Wednesday, January 12, 2022

Single All the Way (2021)

Score: 4 / 5

I'll never understand the Hallmark Christmas movie niche. I suppose it's not different than the plethora of nonseasonal rom-coms generally, but connecting romance and Christmas has always felt icky to me. Perhaps that's mostly because a key demographic, until extremely recently, has always been ignored by the festive phenomenon. The Holiday was about as far as I would go into romantic yuletide cinema, and even that movie requires a fair amount of wine for this viewer. Even Hulu's Happiest Season, a messy and bewilderingly problematic attempt at inclusive merrymaking in 2020, made me want to pull out my eyes and feed them to a reindeer. And yet, lo and behold, I bring you good news of great joy for all the people with Netflix accounts.

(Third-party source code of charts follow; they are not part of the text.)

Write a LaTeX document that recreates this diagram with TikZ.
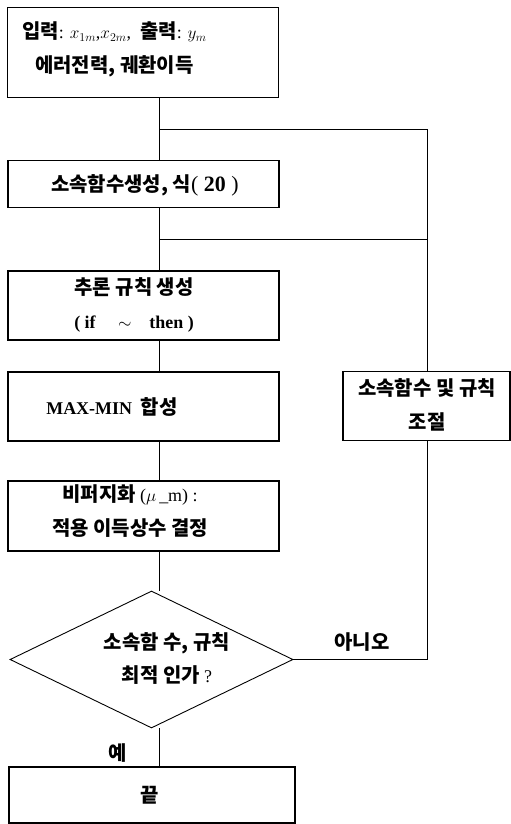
\documentclass[tikz,border=0pt]{standalone}
\usepackage{fontspec}
\setmainfont{Liberation Serif}
\newfontfamily\krfont{Noto Sans CJK KR}
\newcommand{\kr}{\krfont\bfseries\fontsize{20}{34}\selectfont}
\usetikzlibrary{shapes.geometric}
\begin{document}
\begin{tikzpicture}[x=1bp,y=-1bp,
  box/.style={draw, line width=1.1bp, inner sep=0pt},
  lbl/.style={inner sep=0pt, align=center, font=\fontsize{18}{34}\selectfont},
  conn/.style={line width=0.8bp},
  dia/.style={draw, line width=0.9bp, shape=diamond, inner sep=0pt, shape aspect=2.07}]
\useasboundingbox (0,0) rectangle (511,824);
% spine coordinates
\coordinate (sp) at (159,0);
\coordinate (rx) at (427,0);
\coordinate (j1) at (159,129);
\coordinate (j2) at (159,239);
% boxes
\node[box, minimum width=271bp, minimum height=90bp] (b1) at (143,52.5) {};
\node[box, minimum width=271bp, minimum height=47bp] (b2) at (143.5,184) {};
\node[box, minimum width=271bp, minimum height=69bp] (b3) at (143.5,305.5) {};
\node[box, minimum width=271bp, minimum height=69bp] (b4) at (143.5,406.5) {};
\node[box, minimum width=271bp, minimum height=70bp] (b5) at (143.5,516) {};
\node[dia, minimum width=283bp, minimum height=137bp] (d) at (151.5,659.5) {};
\node[box, minimum width=286bp, minimum height=56bp] (e) at (152,795) {};
\node[box, minimum width=167bp, minimum height=69bp] (r) at (426.5,406) {};
% texts
\node[lbl, anchor=west] (t1a) at (22,32) {{\kr 입력}: $x_{1m}$,$x_{2m}$,\ \ {\kr 출력}: $y_m$};
\node[lbl, anchor=west] (t1b) at (35,66) {\kr 에러전력, 궤환이득};
\node[lbl] (t2) at (145,185) {{\kr 소속함수생성, 식}{\fontsize{22}{26}\selectfont(\ \textbf{20}\ )}};
\node[lbl] (t3) at (134,305) {{\kr 추론 규칙 생성}\\ \textbf{(\ if \quad$\sim$\quad then\ )}};
\node[lbl] (t4) at (112,407) {\textbf{MAX-MIN}\ \ {\kr 합성}};
\node[lbl] (t5) at (130,511) {{\kr 비퍼지화} ($\mu$\,\_m) :\\ {\kr 적용 이득상수 결정}};
\node[lbl] (td) at (167,658.5) {{\kr 소속함 수, 규칙}\\ {\kr 최적 인가} ?};
\node[lbl] (te) at (150,795) {\kr 끝};
\node[lbl] (tr) at (427,405) {{\kr 소속함수 및 규칙}\\ {\kr 조절}};
\node[lbl] (no) at (362,642) {\kr 아니오};
\node[lbl] (yes) at (118,753) {\kr 예};
% connectors
\draw[conn] (b1.south -| sp) -- (b2.north -| sp);
\draw[conn] (b2.south -| sp) -- (b3.north -| sp);
\draw[conn] (b3.south -| sp) -- (b4.north -| sp);
\draw[conn] (b4.south -| sp) -- (b5.north -| sp);
\draw[conn] (b5.south -| sp) -- (d.north -| sp);
\draw[conn] (d.south -| sp) -- (e.north -| sp);
\draw[conn] (d.east) -| (r.south -| rx);
\draw[conn] (r.north -| rx) |- (j1);
\draw[conn] (j2) -- (j2 -| rx);
\end{tikzpicture}
\end{document}
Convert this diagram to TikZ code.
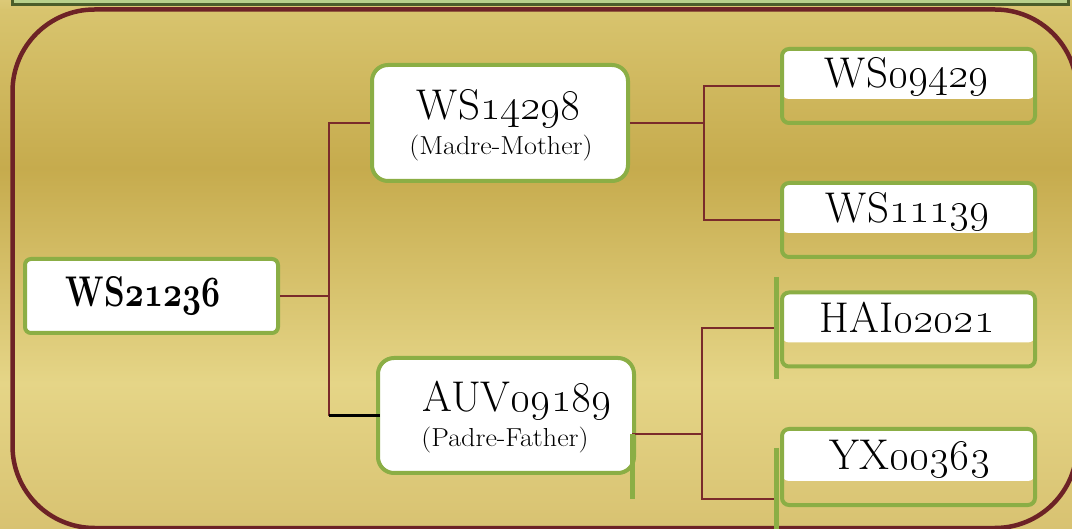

Single All the Way is a delightful confection of queerness and Christmas tied up in a bow of joy. Social media manager Peter (Michael Urie) is excited to travel from LA to his family home in New Hampshire for Christmas. Usually, he's annoyed about it because his family -- who are beautifully supportive -- always ask about his relationship status and he's always single. Not so this year, and his boyfriend Tim is going with him. All is great until Peter's roommate and best friend Nick (Philemon Chambers) discovers that Tim is married to a woman and has a family. To avoid the pity his family would bestow on him, Peter hatches a plan to bring Nick home instead and pretend that they are dating. After all, can two gay guys be platonic friends?

This isn't When Harry Met Sally, thank heaven, and so the clichés of heteronormativity are largely absent. True, the muscular Nick is a handyman while Peter has a bit of a limp wrist, but largely their friendship is based on trust and mutual affection. But, as we all hope, they do end up together for real. And, actually, the joy of the film is watching everyone else's expectations burgeon into fruition, because early in the film we learn that Peter's family dearly loves Nick already. As they push and connive and scheme to get the two to spend more time together -- in typical Hallmark fashion -- we wonder briefly if they're all laboring under a pathetic misconception that all gays want all other gays. But they're not, and in the expertly written dialogue (often heavyhanded, but knowingly so), each family member reveals their precise and lovely reasons for wanting this arrangement to work.

Tony-winner Michael Mayer, who directed Spring Awakening and Hedwig and the Angry Inch on Broadway (among many other projects) and the films A Home at the End of the World and The Seagull, draws special attention to the family in group scenes. He's not interested in nuance, and thankfully he knows exactly what he's doing in terms of genre, medium, and content. Mayer seems to pull out all the stops in making everyone feel good the whole time, especially the viewer. Jennifer Coolidge appears in full camp mode as Aunt Sandy, directing the Christmas pageant and belting out Whitney's "Joy to the World" before commenting to Peter that "the gays are always obsessed with me. I don't know why...but I like it."

Chambers was the standout here for me, and he does most of the heavylifting in both senses of the word. Urie is surprisingly likable in a role that could easily have come off as bitchy. The other actors are all solid, including Kathy Najimy (Hocus Pocus, Sister Act) as Peter's mother, Jennifer Robertson (Schitt's Creek) as his sister, and even Luke MacFarlane (an actual Hallmark leading man) as the hunky new spin class teacher set up on a blind date by Peter's mom. But this isn't a movie for actual acting, much as it's not a masterclass in editing, pacing, directing, writing, or anything other than inclusive joy.

It's important, though, because it avoids the dangerous and too-prevalent plot devices of keeping queer characters closeted. Even the most recent acclaimed gay films center on coming out, being outed, or having secret crushes that are made public by the climax: The Prom, Love, Simon, Boy Erased, and even that Hulu trainwreck two Christmases ago. Nothing else about this movie is groundbreaking; in fact, if Peter were a woman, I'd have never seen it. But I loved the film's casual, normalizing behavior in sidestepping the circular trauma of centering coming out at the center of queer romance and social visibility. And then to have the film really dig into the "found family" life-affirming attitude of its protagonists was almost too much positivity in a single streaming flick for this viewer. And a happy new year, y'all!